I wish rate cuts could solve all our problems…

CBRT Chair took the magic wand and… I’m not kidding. That’s how people think that all of our problems will get solved. Inflation, unemployment, recession, even diplomatic problems will magically disappear.

Well, they won’t! However, some people will say, “Rate cut is a cure-all!” especially after having started the “high interest rates are the reason for high inflation” debate. This is all normal. But, we should know that this isn’t the biggest problem. That’s why, today, I felt the need to talk about the current world economic situation and the situation in Turkey.

First of all, we need to realize that the paradigm that was built on “production” has collapsed, allowing pre-manufacturing and post-manufacturing activities to increase added-value, while on the other hand, the rankings of the world’s most valuable brands have changed as a consequence technological developments and digitalization. Spot-on AI analysis of consumer profiles and AI’s specific structure which is capable of immediate response to consumer demands paved the way for a brand new type of colonization to emerge.

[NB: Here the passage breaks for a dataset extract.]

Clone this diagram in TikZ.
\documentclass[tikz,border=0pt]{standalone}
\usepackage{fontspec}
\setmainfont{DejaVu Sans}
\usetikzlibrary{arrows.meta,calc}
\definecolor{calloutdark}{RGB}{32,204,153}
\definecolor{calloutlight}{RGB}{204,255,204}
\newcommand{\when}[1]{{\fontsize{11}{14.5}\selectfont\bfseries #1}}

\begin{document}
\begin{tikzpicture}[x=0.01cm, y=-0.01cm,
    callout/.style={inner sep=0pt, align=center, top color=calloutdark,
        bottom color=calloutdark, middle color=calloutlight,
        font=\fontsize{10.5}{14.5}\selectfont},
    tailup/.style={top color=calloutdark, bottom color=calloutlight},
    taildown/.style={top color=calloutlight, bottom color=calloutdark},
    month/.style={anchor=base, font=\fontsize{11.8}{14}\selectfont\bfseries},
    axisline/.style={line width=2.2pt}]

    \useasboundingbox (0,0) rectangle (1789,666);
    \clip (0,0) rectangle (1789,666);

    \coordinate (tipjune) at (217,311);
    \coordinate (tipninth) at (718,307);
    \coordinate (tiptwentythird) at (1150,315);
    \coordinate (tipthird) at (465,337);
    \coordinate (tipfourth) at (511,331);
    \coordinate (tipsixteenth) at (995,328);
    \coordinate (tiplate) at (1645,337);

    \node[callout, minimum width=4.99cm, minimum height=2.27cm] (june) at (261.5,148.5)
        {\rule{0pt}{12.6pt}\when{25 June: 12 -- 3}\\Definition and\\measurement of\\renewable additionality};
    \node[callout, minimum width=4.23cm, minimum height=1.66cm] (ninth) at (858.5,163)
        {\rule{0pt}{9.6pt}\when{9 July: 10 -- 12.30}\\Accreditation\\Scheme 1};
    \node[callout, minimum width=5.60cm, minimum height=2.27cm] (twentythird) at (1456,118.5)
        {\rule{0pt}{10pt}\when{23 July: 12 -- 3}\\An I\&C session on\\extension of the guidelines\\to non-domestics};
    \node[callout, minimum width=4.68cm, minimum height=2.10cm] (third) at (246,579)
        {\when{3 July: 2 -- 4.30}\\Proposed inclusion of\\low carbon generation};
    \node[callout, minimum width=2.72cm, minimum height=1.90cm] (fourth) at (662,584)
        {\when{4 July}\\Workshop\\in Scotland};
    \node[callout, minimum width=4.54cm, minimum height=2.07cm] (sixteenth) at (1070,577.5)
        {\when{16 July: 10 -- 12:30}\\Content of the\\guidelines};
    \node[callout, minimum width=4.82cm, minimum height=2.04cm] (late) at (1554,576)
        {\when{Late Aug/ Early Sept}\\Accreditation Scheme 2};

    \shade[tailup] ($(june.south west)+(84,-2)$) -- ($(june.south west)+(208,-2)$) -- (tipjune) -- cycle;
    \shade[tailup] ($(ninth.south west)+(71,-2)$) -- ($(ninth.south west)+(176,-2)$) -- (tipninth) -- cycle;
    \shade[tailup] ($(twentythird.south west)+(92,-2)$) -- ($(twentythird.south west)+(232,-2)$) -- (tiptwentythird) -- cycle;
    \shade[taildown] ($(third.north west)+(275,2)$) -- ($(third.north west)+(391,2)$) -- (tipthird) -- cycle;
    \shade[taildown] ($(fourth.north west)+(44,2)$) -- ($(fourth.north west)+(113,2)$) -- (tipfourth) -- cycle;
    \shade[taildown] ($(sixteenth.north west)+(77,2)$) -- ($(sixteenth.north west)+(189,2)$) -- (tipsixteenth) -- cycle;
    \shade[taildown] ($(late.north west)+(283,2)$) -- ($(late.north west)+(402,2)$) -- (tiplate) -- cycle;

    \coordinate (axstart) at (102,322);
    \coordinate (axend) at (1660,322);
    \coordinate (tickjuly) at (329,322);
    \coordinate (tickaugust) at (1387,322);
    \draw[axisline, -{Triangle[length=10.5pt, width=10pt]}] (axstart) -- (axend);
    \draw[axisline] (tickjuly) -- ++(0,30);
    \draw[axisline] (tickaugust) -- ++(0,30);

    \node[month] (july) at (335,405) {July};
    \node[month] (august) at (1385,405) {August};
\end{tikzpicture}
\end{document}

As the highly-anticipated momentum in world Merchandise Trade hasn’t occur yet again, social media advertising and e-trade ads created global-scale interaction, which led people to put the way we define “GDP” into discussion as it is calculated through “end products and services units”. While people argue that GDP growth rates have been miscalculated because of the current definition of GDP, investors seem very concerned about low GDP growth rates which are calculated with conventional methods. Accordingly, constant fluctuations in global capital flows have become almost inevitable as a result of these concerns.
Turkish exports, on the other hand, achieved sometimes similar to, and sometimes a lower performance than the world trade during the previous period. From 2014 to 2018, however, Turkey faced major challenges indeed, especially regarding international terms of trade. In other words, the value of Turkish exports has significantly declined.

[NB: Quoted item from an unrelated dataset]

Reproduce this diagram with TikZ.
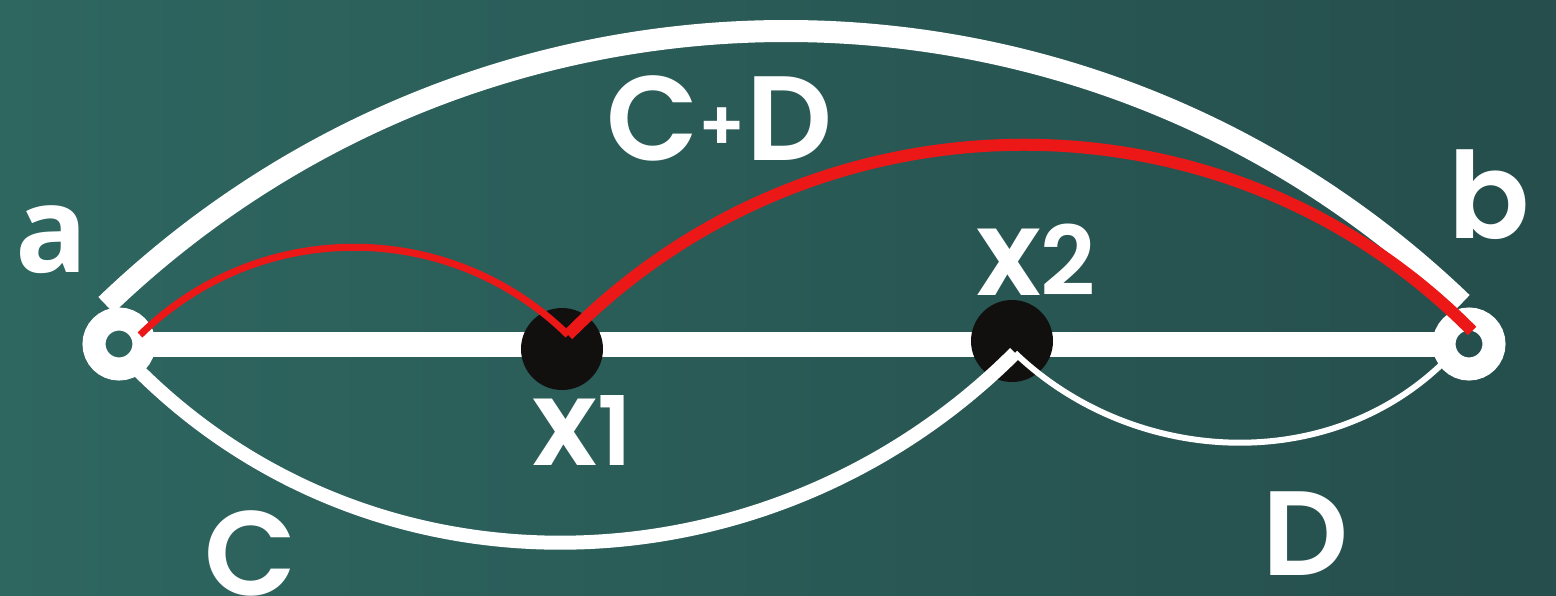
\documentclass[tikz,border=0pt]{standalone}
\usepackage{fontspec}
\setmainfont{Poppins}
\newfontfamily\labfont{Poppins SemiBold}
\newfontfamily\afont{Open Sans}
\definecolor{boardL}{RGB}{46,102,96}
\definecolor{boardR}{RGB}{37,78,76}
\definecolor{dotblack}{RGB}{17,16,15}
\definecolor{chalkred}{RGB}{236,24,24}
\newcommand{\dig}[1]{{\fontsize{96}{96}\selectfont #1}}
\newcommand{\smallplus}{\raisebox{10pt}{\fontsize{70}{70}\selectfont +}}
\tikzset{
  ring/.style={circle, draw=white, line width=23pt, minimum size=50pt, inner sep=0pt},
  blackdot/.style={circle, fill=dotblack, minimum size=82pt, inner sep=0pt},
  lab/.style={text=white, inner sep=0pt, anchor=base, text depth=0pt, font=\labfont\fontsize{120}{120}\selectfont},
  bigarc/.style={draw=white, line width=22pt, line cap=butt},
  midarc/.style={draw=white, line width=14pt, line cap=butt},
  thinarc/.style={draw=white, line width=6pt, line cap=butt},
  redthick/.style={draw=chalkred, line width=12pt, line cap=butt, line join=miter},
  redthin/.style={draw=chalkred, line width=7pt, line cap=butt, line join=miter}
}
\begin{document}
\begin{tikzpicture}[x=1pt,y=-1pt]
\useasboundingbox (0,0) rectangle (1556,595);
\shade[left color=boardL, right color=boardR] (0,0) rectangle (1556,595);

% endpoint coordinates
\coordinate (aC) at (119,344);
\coordinate (bC) at (1469,344);
\coordinate (aR) at (141,344);
\coordinate (bL) at (1447,344);
\coordinate (aTop) at (106,305);
\coordinate (bTop) at (1462,303);
\coordinate (aRed) at (140,335);
\coordinate (x1apex) at (568,335);
\coordinate (bRed) at (1472,331);
\coordinate (aLow) at (137,369);
\coordinate (x2apex) at (1015,353);
\coordinate (bLow) at (1442,364);

% main horizontal line
\draw[white, line width=25pt] (aR) -- (bL);
% big arc C+D
\path[bigarc] (aTop) .. controls +(379,-364) and +(-379,-364) .. (bTop);

% black points
\node[blackdot] (x1) at (562,349) {};
\node[blackdot] (x2) at (1012,341) {};

% arcs C and D
\path[midarc] (aLow) .. controls +(242,242) and +(-242,242) .. (x2apex);
\path[thinarc] (x2apex) .. controls +(117,112) and +(-117,112) .. (bLow);

% end rings
\node[ring] (a) at (aC) {};
\node[ring] (b) at (bC) {};

% red path
\path[redthin] (aRed) .. controls +(119,-117) and +(-119,-117) .. (x1apex);
\path[redthick] (x1apex) .. controls +(248,-251) and +(-248,-251) .. (bRed);

% labels
\node[lab, font=\afont\bfseries\fontsize{120}{120}\selectfont] (la) at (51.5,272) {a};
\node[lab] (lb) at (1489.5,238) {b};
\node[lab] (lcd) at (719.5,160) {C\smallplus D};
\node[lab] (lx1) at (582.5,465) {x\dig{1}};
\node[lab] (lx2) at (1036,295) {x\dig{2}};
\node[lab] (lc) at (251,595) {C};
\node[lab] (ld) at (1305.5,575) {D};
\end{tikzpicture}
\end{document}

We must admit the fact that Turkey’s foreign trade regime is partially to blame for such considerable decline. While Turkey’s growth model which was designed to facilitate intermediate goods imports, or rather compel people to import intermediate goods was quite prominent from 2002 to 2014, Government has sadly continued to take all the wrong actions to improve the situation, thus causing production costs to rise further and forcing manufacturers/exporters to deal with manufacturing facilities with low capacity utilization that produce relatively expensive domestic intermediate products. As a result, unit value of Turkish exports still remains below 1.5 USD.

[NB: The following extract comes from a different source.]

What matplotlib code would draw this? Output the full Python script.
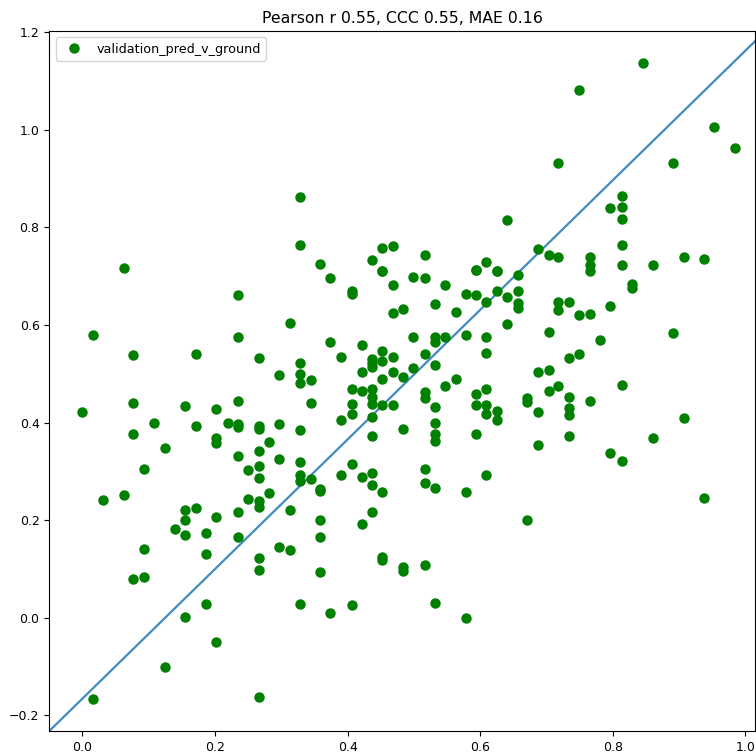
"""validation pred vs ground scatter, Pearson / CCC / MAE title."""
import matplotlib
matplotlib.use("Agg")
import matplotlib.pyplot as plt

ground = [
    0.062, 0.328, 0.641, 0.328, 0.359, 0.437, 0.452, 0.468, 0.516, 0.609,
    0.594, 0.625, 0.452, 0.845, 0.749, 0.953, 0.984, 0.718, 0.891, 0.814,
    0.796, 0.814, 0.814, 0.814, 0.687, 0.703, 0.718, 0.765, 0.765, 0.765,
    0.814, 0.860, 0.907, 0.938, 0.657, 0.829, 0.829, 0.657, 0.657, 0.657,
    0.718, 0.718, 0.734, 0.749, 0.765, 0.796, 0.703, 0.891, 0.781, 0.734,
    0.749, 0.687, 0.703, 0.718, 0.703, 0.814, 0.671, 0.671, 0.734, 0.765,
    0.687, 0.734, 0.734, 0.907, 0.734, 0.860, 0.687, 0.796, 0.814, 0.938,
    0.671, 0.235, 0.016, 0.235, 0.077, 0.171, 0.266, 0.297, 0.313, 0.000,
    0.077, 0.155, 0.202, 0.235, 0.108, 0.171, 0.219, 0.235, 0.235, 0.266,
    0.266, 0.297, 0.077, 0.202, 0.202, 0.281, 0.124, 0.235, 0.266, 0.297,
    0.266, 0.250, 0.093, 0.266, 0.281, 0.031, 0.062, 0.250, 0.266, 0.266,
    0.155, 0.171, 0.155, 0.202, 0.235, 0.140, 0.155, 0.187, 0.235, 0.297,
    0.093, 0.187, 0.266, 0.266, 0.077, 0.093, 0.187, 0.155, 0.202, 0.124,
    0.016, 0.266, 0.313, 0.359, 0.359, 0.421, 0.437, 0.313, 0.359, 0.452,
    0.452, 0.484, 0.484, 0.516, 0.328, 0.374, 0.406, 0.532, 0.578, 0.452,
    0.594, 0.625, 0.374, 0.468, 0.499, 0.516, 0.547, 0.406, 0.406, 0.578,
    0.594, 0.625, 0.609, 0.640, 0.532, 0.468, 0.484, 0.563, 0.640, 0.374,
    0.421, 0.499, 0.532, 0.532, 0.547, 0.578, 0.609, 0.609, 0.390, 0.452,
    0.437, 0.437, 0.437, 0.452, 0.468, 0.516, 0.532, 0.328, 0.328, 0.328,
    0.344, 0.421, 0.468, 0.452, 0.484, 0.499, 0.563, 0.547, 0.406, 0.421,
    0.437, 0.437, 0.437, 0.344, 0.406, 0.406, 0.452, 0.468, 0.516, 0.516,
    0.532, 0.594, 0.609, 0.594, 0.609, 0.609, 0.625, 0.625, 0.328, 0.390,
    0.437, 0.484, 0.532, 0.532, 0.532, 0.437, 0.594, 0.328, 0.406, 0.328,
    0.328, 0.344, 0.390, 0.421, 0.437, 0.437, 0.359, 0.359, 0.452, 0.516,
    0.516, 0.532, 0.578, 0.609,
]
pred = [
    0.717, 0.862, 0.815, 0.764, 0.725, 0.733, 0.757, 0.762, 0.743, 0.728,
    0.712, 0.710, 0.710, 1.137, 1.081, 1.005, 0.963, 0.931, 0.931, 0.865,
    0.839, 0.841, 0.817, 0.764, 0.755, 0.743, 0.739, 0.739, 0.722, 0.710,
    0.722, 0.723, 0.739, 0.736, 0.702, 0.683, 0.675, 0.669, 0.645, 0.635,
    0.646, 0.630, 0.646, 0.620, 0.622, 0.638, 0.585, 0.583, 0.569, 0.532,
    0.540, 0.504, 0.508, 0.474, 0.464, 0.477, 0.451, 0.443, 0.453, 0.445,
    0.422, 0.430, 0.416, 0.409, 0.372, 0.369, 0.353, 0.337, 0.321, 0.245,
    0.200, 0.662, 0.580, 0.575, 0.538, 0.540, 0.532, 0.498, 0.604, 0.422,
    0.440, 0.434, 0.427, 0.445, 0.400, 0.393, 0.400, 0.398, 0.391, 0.393,
    0.387, 0.396, 0.376, 0.369, 0.359, 0.361, 0.348, 0.332, 0.342, 0.325,
    0.311, 0.303, 0.305, 0.287, 0.256, 0.241, 0.251, 0.243, 0.239, 0.226,
    0.221, 0.224, 0.200, 0.207, 0.216, 0.181, 0.170, 0.173, 0.165, 0.144,
    0.141, 0.131, 0.123, 0.097, 0.079, 0.083, 0.028, 0.002, -0.050, -0.101,
    -0.167, -0.162, 0.221, 0.200, 0.165, 0.192, 0.216, 0.139, 0.094, 0.124,
    0.118, 0.105, 0.096, 0.108, 0.028, 0.010, 0.026, 0.031, -0.001, 0.710,
    0.712, 0.710, 0.696, 0.682, 0.699, 0.696, 0.682, 0.669, 0.663, 0.664,
    0.662, 0.669, 0.647, 0.657, 0.643, 0.624, 0.633, 0.627, 0.601, 0.566,
    0.559, 0.575, 0.575, 0.566, 0.575, 0.580, 0.575, 0.543, 0.535, 0.546,
    0.531, 0.522, 0.513, 0.527, 0.535, 0.540, 0.518, 0.522, 0.500, 0.480,
    0.488, 0.504, 0.504, 0.490, 0.493, 0.512, 0.490, 0.474, 0.469, 0.464,
    0.469, 0.452, 0.437, 0.440, 0.437, 0.418, 0.435, 0.435, 0.462, 0.450,
    0.432, 0.458, 0.469, 0.435, 0.435, 0.418, 0.424, 0.406, 0.385, 0.406,
    0.411, 0.387, 0.400, 0.377, 0.363, 0.372, 0.376, 0.319, 0.316, 0.293,
    0.281, 0.284, 0.292, 0.289, 0.297, 0.271, 0.264, 0.259, 0.258, 0.305,
    0.277, 0.266, 0.258, 0.292,
]

XLIM = (-0.050, 1.015)
YLIM = (-0.232, 1.202)
# reference line ends (drawn corner to near-top-right)
line_x = [-0.050, 1.015]
line_y = [-0.232, 1.182]

fig = plt.figure(figsize=(7.56, 7.55), dpi=100)
ax = fig.add_axes([0.0652, 0.0318, 0.934, 0.927])
ax.plot(ground, pred, "o", color="green", ms=6.5, label="validation_pred_v_ground", zorder=3)
ax.plot(line_x, line_y, color="#1f77b4", lw=1.6, alpha=0.85, zorder=2)
ax.set_xlim(*XLIM); ax.set_ylim(*YLIM)
ax.set_xticks([0.0, 0.2, 0.4, 0.6, 0.8, 1.0])
ax.set_yticks([-0.2, 0.0, 0.2, 0.4, 0.6, 0.8, 1.0, 1.2])
ax.tick_params(labelsize=9)
ax.set_title("Pearson r 0.55, CCC 0.55, MAE 0.16", fontsize=11.3)
ax.legend(loc="upper left", fontsize=9.2)
fig.savefig("out.png", dpi=100)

“We absolutely need a Plan B!”

When we look back on the history of world economy, we see that the World Trade still remains on the East-West axis. What I mean is that I think all those efforts and campaigns aimed to sell goods and services to China or India are nothing but a huge waste of time and energy. Instead, Turkish Industrialists should try to keep the real added-value in Turkey by investing in South Asian Countries. If their ultimate is to create a brand, they probably won’t make it in Turkey! Turkish companies must invest in new rising stars in South Asia and realize that it’s not so difficult to sell products to these countries. Such drastic change, however, still seems like a remote possibility considering government pressure on employers to hire more workers and government efforts to protect the interest of certain sectors.

“Protectionism” is the biggest obstacle to World Economic Growth. The free trade agreements (FTAs) that EU and the US signed with other countries/blocs remains as a huge impediment to Turkish economy. Unfortunately, our Trade Diplomacy remains incapable of taking any action to reverse the situation in favour of Turkey. I think I would not be wrong in saying that Turkey’s hands are tied because of ongoing conflicts and deteriorating relations with the United States and EU.

I honestly do not expect raw material, intermediate goods and investment goods prices to go up soon. However, it’s quite likely that world economy will gain new momentum in 2-3 years due to growing human populations and human needs. On the other hand, I do not expect final product prices to equally rise. This whole situation may cause profitability and GDP growth crises, eventually leading World Trade to enter a recession once again just like it did from 2014 to 2018. So, Turkey should urgently work on a plan B ahead of a possible financial crisis.